- Born: 14 March 1914 George Town, Cayman Islands
- Died: 24 November 2003 (aged 89)
- Resting place: South Sound Community Cemetery, George Town, Cayman Islands
- Spouse: Edward Bloomfield Bush (1909-1989)
- Awards: MBE, Heritage Award (Cayman National Cultural Foundation)

= Gladwyn Bush =

Caymanian female painter (1914–2003)

Gladwyn Klosking Bush (14 March 1914 – 24 November 2003), also known as Miss Lassie, was a Caymanian intuitive artist .

== Life and career ==
Gladwyn was born in South Church Street, George Town, Cayman Islands in March 1914 to Richard and Margaret Bush and was one of ten children. As an intuitive artists, Miss Lassie creates from a deep spiritual understanding. Her visions compelled her to create as a form of praise - a visual form that celebrates the possibility of art as a divine language.

During her life, she was not oblivious to those who declared her a madwoman, but instead took some pride in the matter. Henry Mutoo, one of her biggest supporters even stated “reputation that she had was like a lot of older people – if you get on her wrong side she would curse you. So this is why perhaps she had this reputation of being a madwoman.”

==Paintings==
Bush began painting aged 62 after an experience she described as "visionary". She was inspired to produce artwork after having multiple visions in her sleep of Jesus visiting her and the island. Her work is a mixture of religious themes and documentation of events that had happened on island. For example, one of her works records a large tidal wave which had struck the island in 1932. She painted mainly in oil on canvas. She also decorated the walls and furnishings of her home with her work.

Her "visionary" art style also served as inspiration for other artists who have also experienced similar visions.

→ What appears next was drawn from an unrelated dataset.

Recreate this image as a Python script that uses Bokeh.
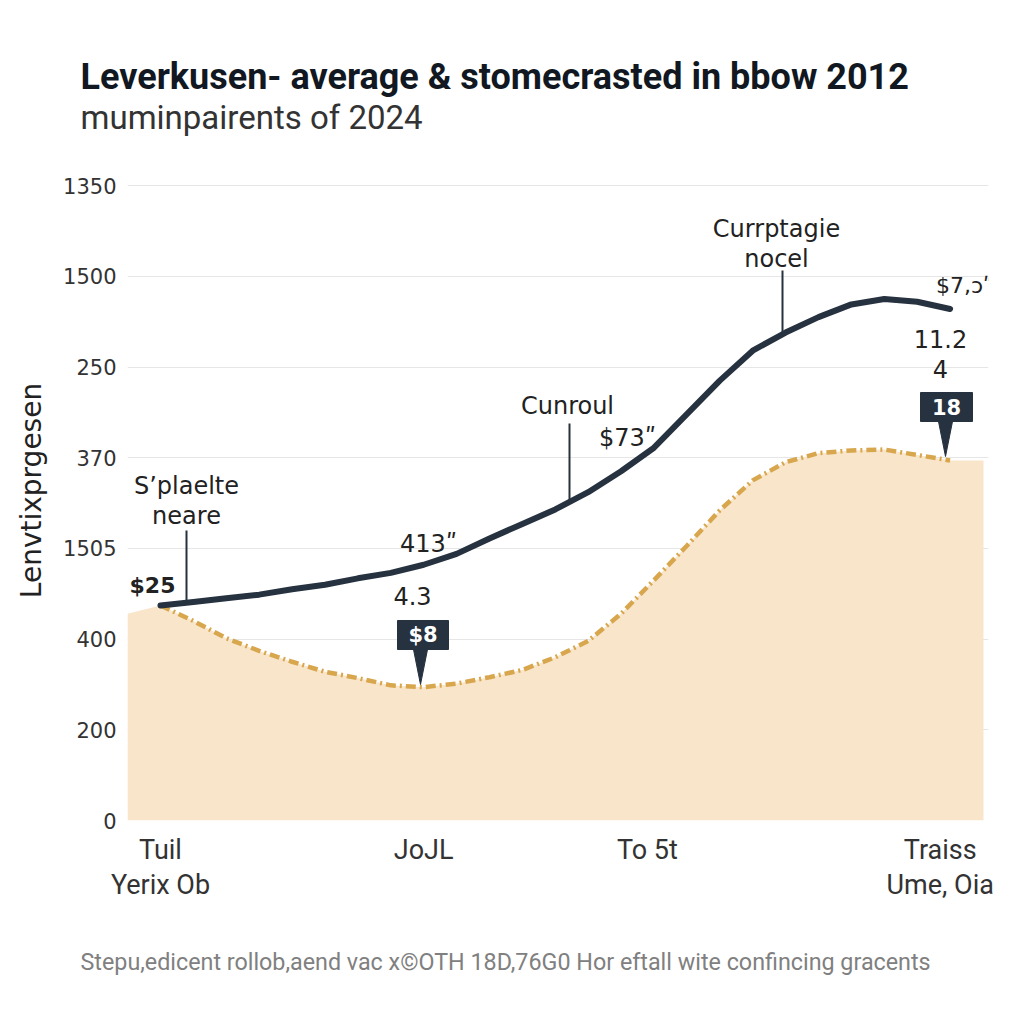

As a Christian with strongly-held beliefs, Miss Lassie infused her artwork with Christian themes that runthrough many of her artwork pieces. The site where her duplex is located was historically important for ship-building in the Cayman Islands, so her paintings also reflect the local heritage of the location. ‘It is I be not afraid’ is an example of a painting that manages to marry the two themes, depicting an image of God telling fishermen caught at sea not to worry as he would protect them.

==Awards==
In 1997, Bush was appointed to the Order of the British Empire (MBE) in the Queen's Birthday Honours List "for services to art in the Cayman Islands". She was also awarded the Heritage Award of the Cayman National Cultural Foundation. The foundation also published a book of her paintings, My Markings...the Art of Gladwyn K. Bush, and she has been profiled in numerous books of outsider art. Her paintings are in private collections worldwide, and may also be seen at the American Visionary Art Museum in Baltimore, Maryland.

== House ==
The largest canvas Miss Lassie found however was her own cottage, and this compulsion to paint led her to ‘mark’ her windows, shutters, walls, and doors of her home. Intuitive artists are also identified by creating with materials available in their environments. Miss Lassie utilized what she had, first using house paint, but was also later introduced to canvas and traditional art supplies by friends and others in the community. Following her death in 2003, possession of Gladwyn's home was given to her son Richard. He died shortly after and the interior was destroyed by Hurricane Ivan in 2004. The land was then purchased in 2008 by and preserved by the Cayman National Cultural Foundation. Since April 2011, it has been open as a museum. To this day, Miss Lassies house is still preserved at the Minds Eye centre and is available for walk-through tours and is also available for school-led tours by appointment.